On Monday, May 2, 2016 Representative Mark Amodei (R-NV2) will host a Veterans Town Hall in Fallon, NV for two hours – from 10 am until noon. That’s nice. Retired vets can make that time frame, working ones perhaps not so much. [News4] Courting the veterans vote is a long time strategy for the Republican Party, and this bloc constitutes a substantial chunk of the state’s electorate.
Someone might want to ask Representative Amodei how he felt about the House Appropriations Committee slashing more than $1.4 billion from President Obama’s request for veterans. The 2016 House proposal reduces VA medical care by $690 million from the President’s request. And, there was another $582 million cut from construction costs for outpatient services and priority construction projects. Additionally, the House proposal cuts funding for military cemeteries, including delaying expansion of cemetery operations in Portland OR, Riverside CA, Bayamon PR, St. Louis MO, and Pensacola FL. [VA.gov]
Another question could be raised about the fate of H.R. 2275 (Jobs for Veterans Act of 2015) introduced by Republican Jeff Miller (R-FL1). It was referred to committee in the House on May 12, 2015 and hasn’t been heard of since. [GovTrack]
Should someone ask what happened to the Comprehensive Veterans Health and Benefits and Military Retirement Pay Restoration Act of 2014? Probably, because this legislation got caught in the brambles of Senate posturing about economic sanctions on Iran, and after passing at least one procedural vote went into oblivion from which it, too, hasn’t returned.
Perhaps we should go back to a particularly egregious moment in 2010 when the Republicans blocked a bill to approve a $3.4 billion program to help homeless women veterans, and homeless veterans with children.
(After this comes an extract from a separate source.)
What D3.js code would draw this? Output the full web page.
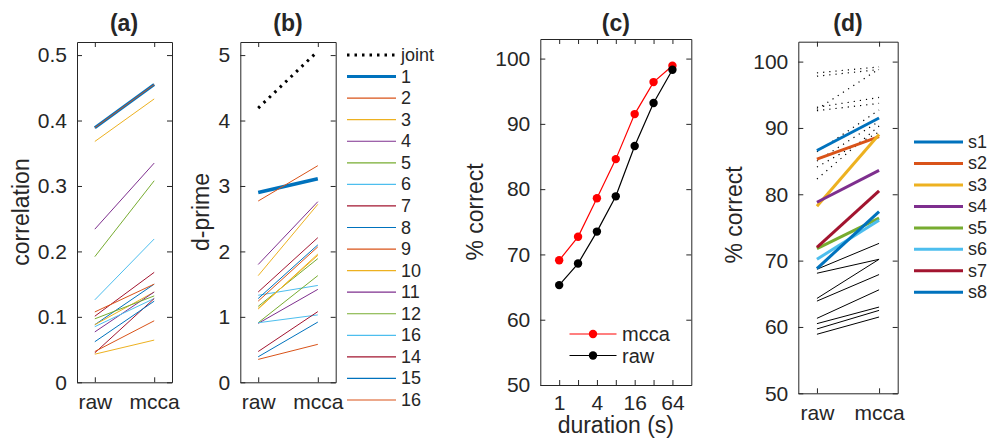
<!DOCTYPE html>
<html><head><meta charset="utf-8">
<script src="https://cdn.jsdelivr.net/npm/d3@7"></script>
<style>body{margin:0;background:#fff} text{font-family:"Liberation Sans",Arial,Helvetica,sans-serif;fill:#262626}</style>
</head><body><svg id="c" width="988" height="444"></svg>
<script>
// ---------- data ----------
const conds = ["raw", "mcca"];
const matlabColors = ["#0072BD","#D95319","#EDB120","#7E2F8E","#77AC30","#4DBEEE","#A2142F"];
// (a) correlation
const corrMean = [0.389, 0.455];
const corrRaw  = [0.389,0.368,0.234,0.192,0.126,0.101,0.088,0.1075,0.088,0.077,0.097,0.085,0.045,0.062,0.047,0.043];
const corrMcca = [0.455,0.433,0.335,0.308,0.219,0.168,0.150,0.150,0.138,0.138,0.132,0.128,0.128,0.124,0.094,0.0645];
const corrTicks = [0,0.1,0.2,0.3,0.4,0.5];
// (b) d-prime
const dpJoint = [4.19, 5.06];
const dpMean  = [2.90, 3.11];
const dpRaw  = [2.77,1.63,1.80,1.16,1.33,1.38,1.28,1.24,1.13,0.90,0.91,0.91,0.47,0.39,0.35,1.12];
const dpMcca = [3.31,2.72,2.76,1.89,1.48,2.21,2.10,2.07,1.94,1.42,1.63,1.03,1.08,0.92,0.58,1.96];
const dpTicks = [0,1,2,3,4,5];
const dpLegend = ["joint","1","2","3","4","5","6","7","8","9","10","11","12","16","14","15","16"];
// (c) % correct vs duration
const durations = [1,2,4,8,16,32,64];
const durLabels = ["1","","4","","16","","64"];
const mccaPct = [69.1,72.7,78.6,84.6,91.5,96.4,98.9];
const rawPct  = [65.3,68.6,73.5,78.9,86.6,93.2,98.3];
const pctTicks = [50,60,70,80,90,100];
// (d) per subject
const subjects = ["s1","s2","s3","s4","s5","s6","s7","s8"];
const subjRaw  = [86.6,85.3,78.2,78.8,71.8,70.2,72.0,68.8];
const subjMcca = [91.5,88.7,89.0,83.6,76.4,76.1,80.5,77.4];
const blackRaw  = [68.7,68.1,64.3,63.9,61.3,60.5,59.7,58.9];
const blackMcca = [72.6,70.2,70.2,67.9,65.6,63.0,62.5,61.5];
const dotRaw  = [98.3,97.8,92.8,93.1,92.6,86.4,85.0,84.1,82.3];
const dotMcca = [99.2,98.8,98.9,94.6,93.7,92.7,91.0,89.4,90.3];

// ---------- helpers ----------
const svg = d3.select("#c");
const AX = "#262626", TF = 21, LF = 23;
function box(g, x, y, xt, xl, yt, yl, opts={}) {
  const [x0,x1] = x.range(), [y1,y0] = y.range();
  const tl = 5;
  g.append("g").attr("transform",`translate(${x0},0)`)
    .call(d3.axisLeft(y).tickValues(yt).tickFormat((d,i)=>yl[i]).tickSizeInner(-tl).tickSizeOuter(0).tickPadding(10));
  g.append("g").attr("transform",`translate(${x1},0)`)
    .call(d3.axisRight(y).tickValues(yt).tickFormat("").tickSizeInner(-tl).tickSizeOuter(0));
  g.append("g").attr("transform",`translate(0,${y1})`)
    .call(d3.axisBottom(x).tickValues(xt).tickFormat((d,i)=>xl[i]).tickSizeInner(-tl).tickSizeOuter(0).tickPadding(opts.xpad||12));
  g.append("g").attr("transform",`translate(0,${y0})`)
    .call(d3.axisTop(x).tickValues(xt).tickFormat("").tickSizeInner(-tl).tickSizeOuter(0));
  g.selectAll(".domain").attr("stroke",AX);
  g.selectAll(".tick line").attr("stroke",AX);
  g.selectAll(".tick text").attr("font-size",TF).attr("fill",AX).style("font-family",'"Liberation Sans",Arial,sans-serif');
}
function title(txt, cx, by) {
  svg.append("text").attr("x",cx).attr("y",by).attr("text-anchor","middle")
    .attr("font-size",LF).attr("font-weight","bold").text(txt);
}
function ylabel(txt, cx, cy) {
  svg.append("text").attr("transform",`translate(${cx},${cy}) rotate(-90)`)
    .attr("text-anchor","middle").attr("dominant-baseline","central").attr("font-size",LF).text(txt);
}
function seg(g, x, y, a, b, color, w, dash) {
  g.append("line").attr("x1",x(1)).attr("x2",x(2)).attr("y1",y(a)).attr("y2",y(b))
    .attr("stroke",color).attr("stroke-width",w).attr("stroke-dasharray",dash||null);
}

// ---------- (a) ----------
{
  const x = d3.scaleLinear().domain([0.7,2.3]).range([77,172]);
  const y = d3.scaleLinear().domain([0,0.52]).range([382.3,42]);
  const g = svg.append("g");
  const lines = svg.append("g");
  seg(lines,x,y,corrMean[0],corrMean[1],matlabColors[0],3);
  corrRaw.forEach((r,i)=>seg(lines,x,y,r,corrMcca[i],matlabColors[(i+1)%7],1));
  box(g,x,y,[1,2],conds,corrTicks,corrTicks.map(d=>d===0?"0":d3.format(".1f")(d)));
  title("(a)",124,31);
  ylabel("correlation",21,212);
}
// ---------- (b) ----------
{
  const x = d3.scaleLinear().domain([0.7,2.3]).range([240.3,335.7]);
  const y = d3.scaleLinear().domain([0,5.2]).range([382.3,42]);
  const g = svg.append("g");
  const lines = svg.append("g");
  seg(lines,x,y,dpJoint[0],dpJoint[1],"#000",3,"2.5,5");
  seg(lines,x,y,dpMean[0],dpMean[1],matlabColors[0],3.5);
  dpRaw.forEach((r,i)=>seg(lines,x,y,r,dpMcca[i],matlabColors[(i+1)%7],1));
  box(g,x,y,[1,2],conds,dpTicks,dpTicks.map(String));
  title("(b)",288,31);
  ylabel("d-prime",201,212);
  // legend
  const ly = d3.scalePoint().domain(dpLegend.map((d,i)=>i)).range([55,400]);
  const lg = svg.append("g");
  dpLegend.forEach((lab,i)=>{
    const yy = ly(i);
    const col = i===0 ? "#000" : (i===1 ? matlabColors[0] : matlabColors[(i-1)%7]);
    lg.append("line").attr("x1",347).attr("x2",396).attr("y1",yy).attr("y2",yy)
      .attr("stroke",col).attr("stroke-width",i<=1?3:1.2).attr("stroke-dasharray",i===0?"2.5,5":null);
    lg.append("text").attr("x",401).attr("y",yy).attr("dominant-baseline","central").attr("font-size",18).text(lab);
  });
}
// ---------- (c) ----------
{
  const x = d3.scaleLog().base(2).domain([0.5,128]).range([540.3,691.3]);
  const y = d3.scaleLinear().domain([50,103]).range([385,39]);
  const g = svg.append("g");
  box(g,x,y,durations,durLabels,pctTicks,pctTicks.map(String),{xpad:10});
  const line = d3.line().x((d,i)=>x(durations[i])).y(d=>y(d));
  const series = [{v:mccaPct,c:"#FF0000"},{v:rawPct,c:"#000"}];
  series.forEach(s=>{
    svg.append("path").attr("d",line(s.v)).attr("fill","none").attr("stroke",s.c).attr("stroke-width",1.2);
    svg.selectAll(null).data(s.v).enter().append("circle")
      .attr("cx",(d,i)=>x(durations[i])).attr("cy",d=>y(d)).attr("r",4.2).attr("fill",s.c);
  });
  const leg = [{t:"mcca",c:"#FF0000",y:334},{t:"raw",c:"#000",y:355.5}];
  leg.forEach(l=>{
    svg.append("line").attr("x1",569.5).attr("x2",616.5).attr("y1",l.y).attr("y2",l.y).attr("stroke",l.c).attr("stroke-width",1.2);
    svg.append("circle").attr("cx",593).attr("cy",l.y).attr("r",4.2).attr("fill",l.c);
    svg.append("text").attr("x",622).attr("y",l.y).attr("dominant-baseline","central").attr("font-size",20).text(l.t);
  });
  title("(c)",615.8,31);
  ylabel("% correct",475,212);
  svg.append("text").attr("x",615.8).attr("y",433).attr("text-anchor","middle").attr("font-size",LF).text("duration (s)");
}
// ---------- (d) ----------
{
  const x = d3.scaleLinear().domain([0.7,2.3]).range([798.3,897.7]);
  const y = d3.scaleLinear().domain([50,103]).range([393.3,41.7]);
  const g = svg.append("g");
  const lines = svg.append("g");
  dotRaw.forEach((r,i)=>seg(lines,x,y,r,dotMcca[i],"#000",1.2,"1.2,5"));
  blackRaw.forEach((r,i)=>seg(lines,x,y,r,blackMcca[i],"#000",1));
  subjRaw.forEach((r,i)=>seg(lines,x,y,r,subjMcca[i],matlabColors[i%7],3));
  box(g,x,y,[1,2],conds,pctTicks,pctTicks.map(String));
  title("(d)",848,31);
  ylabel("% correct",734,215);
  const ly = d3.scalePoint().domain(subjects).range([142,292.3]);
  subjects.forEach((s,i)=>{
    svg.append("line").attr("x1",914).attr("x2",963).attr("y1",ly(s)).attr("y2",ly(s))
      .attr("stroke",matlabColors[i%7]).attr("stroke-width",3);
    svg.append("text").attr("x",968).attr("y",ly(s)).attr("dominant-baseline","central").attr("font-size",18).text(s);
  });
}
</script></body></html>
Senator Tom Coburn brought out the “Deficit Dragon” saying, “If we don’t start paying for new programs and continue on our path to bankruptcy we’ll have a homelessness problem beyond imagination.” [HuffPo] Interesting, by Republican lights we always seem to have enough money to start wars, and to finance them, but when we talk about spending money on the people who actually did the fighting — “OMG, we can’t add to the deficit?”
If the Veterans town hall is really about veterans, then a person might hope that there would be ample attention paid to the issues like homelessness among the veteran population? About what services we should be providing for homeless veterans with children? About how many VA facilities we need to be constructing or leasing for veterans’ care – either in medical or employment terms?
What would not be helpful is to have such sessions devolve into the collection of negative interactions between veterans and the Veterans’ Administration. Yes, the VA is a bureaucracy, one which has trouble meshing with its counterpart agencies in the Department of Defense (Have we thought about funding computer and IT services in the DoD and VA?) But, no, it isn’t necessary to create a whipping boy in order to “prove” that government doesn’t work, and other GOP canards, and to “solve” the problems by privatizing services for veterans.
We, as a nation, send people into wars. We promise we will support them. We promise them education, health care, and benefits when they return. We promise their families some burial benefits if they do not. They went voluntarily, under our flag and under our imprimatur. Therefore, the least we can do as a nation is to keep those promises, and not entangle the funding for older programs and initiatives for new ones in a labyrinth of ideological rhetoric, excuses for inaction, and poison-pill amendments. We can do better.